Oggi se volete lanciare un’iniziativa popolare o un referendum dovete raccogliere le firme. Per strada o porta a porta, lo dovete fare in ogni caso a mano. Presto potrebbe non essere più così, infatti il Consiglio federale ha gettato le basi legali per cambiare le cose e rendere possibile la raccolta di firme online, il cosiddetto e-collecting. Per ora sarà possibile farlo per valutare come funziona, con dei progetti pilota, è però un primo passo per cambiare di molto e per sempre la democrazia diretta elvetica. L’e-collecting potrà essere usato per iniziative popolari, referendum, ma anche per la raccolta delle firme dei proponenti di un candidato o di una lista elettorale. Come cambierà la nostra democrazia? Lo abbiamo chiesto al politologo Nenad Stojanovic.
La raccolta firme elettronica sarebbe un bene per la democrazia?

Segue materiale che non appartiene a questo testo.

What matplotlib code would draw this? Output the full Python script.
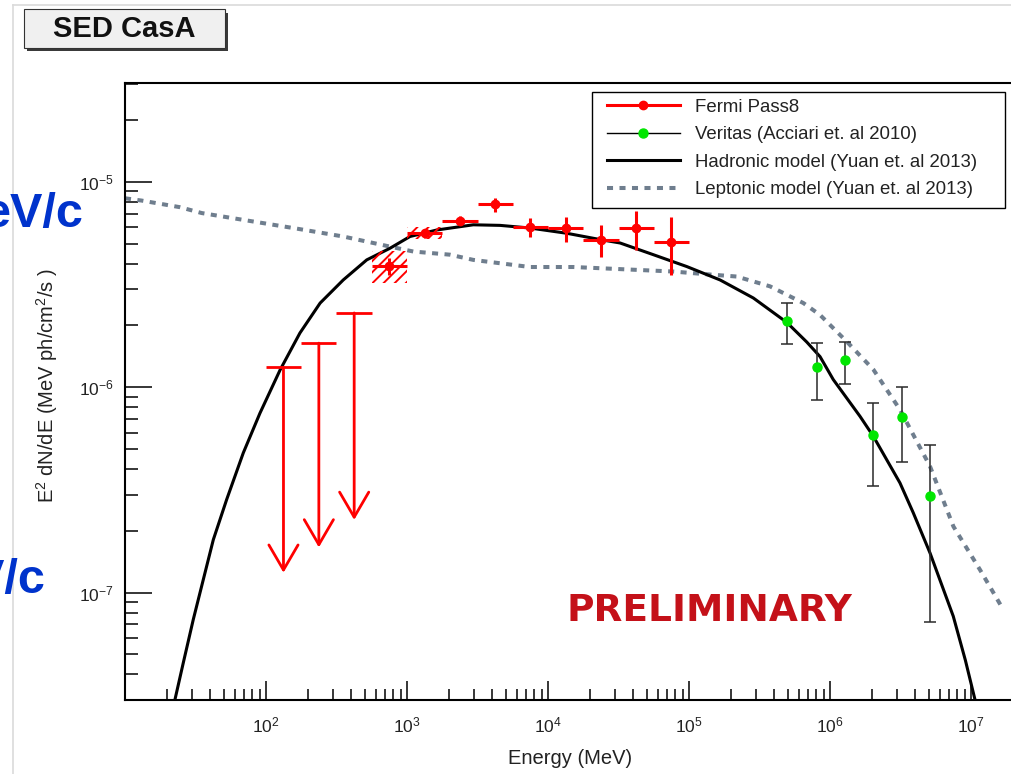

"Penso sia un passo nella giusta direzione. Oggigiorno ormai utilizziamo diversi strumenti e attrezzi digitali nella nostra vita quotidiana ed è un po' peccato non utilizzare queste nuove tecnologie per far avanzare anche le questioni relative alla raccolta firme per iniziative e referendum. Da un punto di vista tecnologico si potrebbero già oggi raccogliere elettronicamente".

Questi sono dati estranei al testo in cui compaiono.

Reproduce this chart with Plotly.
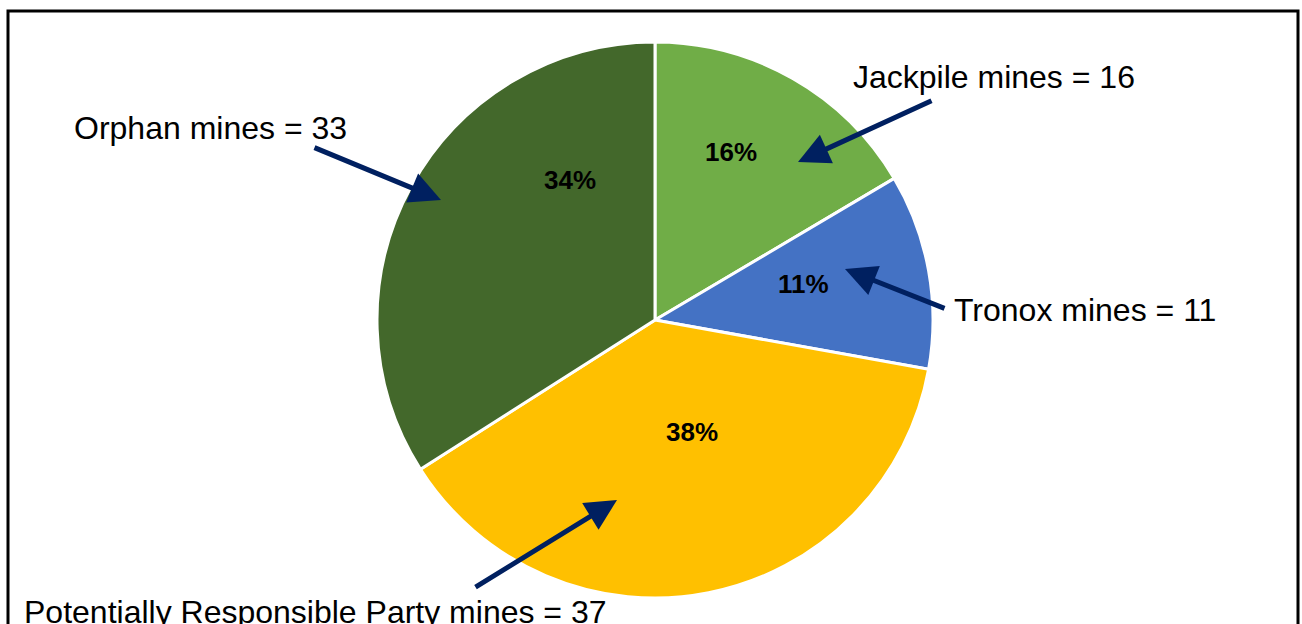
import plotly.graph_objects as go

categories = ["Jackpile mines", "Tronox mines", "Potentially Responsible Party mines", "Orphan mines"]
counts = [16, 11, 37, 33]
colors = ["#70AD47", "#4472C4", "#FFC000", "#43682B"]

W, H = 1302, 624
cx, cy, r = 655, 320, 278  # pie centre / radius in pixels

# layout constants (pixel positions of annotations)
pct_pos = [(731, 152), (803, 284), (692, 432), (570, 180)]
name_pos = [(994, 77), (1085, 310), (315, 612), (210, 128)]
arrows = [  # (tail x, tail y, head x, head y)
    ((933, 100), (798, 162)),
    ((946, 309), (845, 269)),
    ((474, 588), (617, 500)),
    ((313, 147), (441, 200)),
]

def px(x):
    return x / W

def py(y):
    return 1 - y / H

total = sum(counts)
fig = go.Figure(go.Pie(
    labels=categories,
    values=counts,
    sort=False,
    direction="clockwise",
    rotation=0,
    marker=dict(colors=colors, line=dict(color="white", width=3)),
    textinfo="none",
    hoverinfo="label+value+percent",
    showlegend=False,
    domain=dict(x=[px(cx - r), px(cx + r)], y=[py(cy + r), py(cy - r)]),
))

annotations = []
for (x, y), v in zip(pct_pos, counts):
    annotations.append(dict(
        x=px(x), y=py(y), xref="paper", yref="paper",
        text=f"<b>{round(100 * v / total)}%</b>", showarrow=False,
        font=dict(family="Liberation Sans, Arial", size=26, color="black"),
        xanchor="center", yanchor="middle",
    ))
for (x, y), name, v in zip(name_pos, categories, counts):
    annotations.append(dict(
        x=px(x), y=py(y), xref="paper", yref="paper",
        text=f"{name} = {v}", showarrow=False,
        font=dict(family="Liberation Sans, Arial", size=32, color="black"),
        xanchor="center", yanchor="middle",
    ))
for (tx, ty), (hx, hy) in arrows:
    annotations.append(dict(
        x=px(hx), y=py(hy), xref="paper", yref="paper",
        ax=tx - hx, ay=ty - hy, axref="pixel", ayref="pixel",
        text="", showarrow=True, arrowhead=2, arrowsize=1.25,
        arrowwidth=5, arrowcolor="#002060", standoff=0, startstandoff=0,
    ))

fig.update_layout(
    width=W, height=H,
    margin=dict(l=0, r=0, t=0, b=0),
    paper_bgcolor="white",
    plot_bgcolor="white",
    annotations=annotations,
    shapes=[dict(
        type="rect", xref="paper", yref="paper",
        x0=px(8), x1=px(1298), y0=-0.05, y1=py(11),
        line=dict(color="black", width=3), fillcolor="rgba(0,0,0,0)",
    )],
)

fig.write_html(
    "out.html",
    config={"displayModeBar": False},
    post_script="document.body.style.margin='0';document.body.style.overflow='hidden';",
)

La democrazia elettronica spesso si ferma ai progetti pilota, come mai?
"Sì, si può dire che avanziamo a passi lenti, però si avanza. Per il voto elettronico ci sono stati diversi progetti pilota più o meno anche riusciti. Si fa un po' fatica a fare il passo decisivo, permettendo di votare elettronicamente a chiunque lo voglia. Dal mio punto di vista è solo una questione di tempo. Ora stiamo parlando però della e-collecting, cioè della raccolta firme per iniziative e referendum in via elettronica, oppure anche della raccolta firme che sono necessarie per sostenere le candidature alle elezioni. Ogni candidato di un partito deve presentarsi con una serie di firme. Anche questo si potrebbe accelerare o facilitare attraverso e-collecting".
La raccolta elettronica ridurrebbe il rischio di irregolarità?
"Certo. Ognuno di noi come cittadini con diritto di voto avrebbe una "carta d'identità elettronica", ossia un codice che permetta di firmare referendum o iniziative. Questo limiterebbe tantissimo gli abusi che ogni tanto si constatano. Lo abbiamo visto negli scorsi mesi, ci sono state diverse polemiche su questo. Come ogni cambiamento, questa modalità presenta dei vantaggi e degli svantaggi. Dal mio punto di vista prevalgono i vantaggi".
Come mai i politici sembrano un po’ restii di fronte a questi strumenti?
"Questo fa parte della storia della democrazia, anche in Svizzera. Ogni volta, quando si proponevano delle riforme, c’erano delle resistenze, come introdurre il referendum facoltativo, l'iniziativa, il diritto di voto alle donne, il voto per posta...I politici, sbagliando, tendono a pensare che queste riforme favoriscono una o l'altra parte politica, la destra piuttosto che la sinistra o viceversa. Invece non è così. Oggi nessuno metterebbe più in questione il voto per posta o il voto alle donne. Anche ora per il voto elettronico o e-collecting ci sono delle resistenze, ma è solo una questione di tempo".
Rischiamo che vengano lanciati troppe iniziative e referendum?
"Non lo penso e mi baso su uno studio che dei colleghi dell'università di Berna hanno realizzato tre o quattro anni fa. Analizzando l’e-collecting, hanno appurato che il rischio di un fortissimo aumento di referendum e iniziative non c'è. Forse ci sarà un leggero aumento, ma in fondo anche questo fa parte della democrazia. Perché non permettere anche a gruppi di cittadini “normali” di lanciare un referendum? Lo possono fare anche oggi, però è molto più difficile. Sarebbe più facile per questi gruppi senza tanti mezzi finanziari essere attivi nel campo della democrazia diretta se un giorno avremmo l'e-collecting come una prassi consolidata. Il che, purtroppo, non è ancora il caso".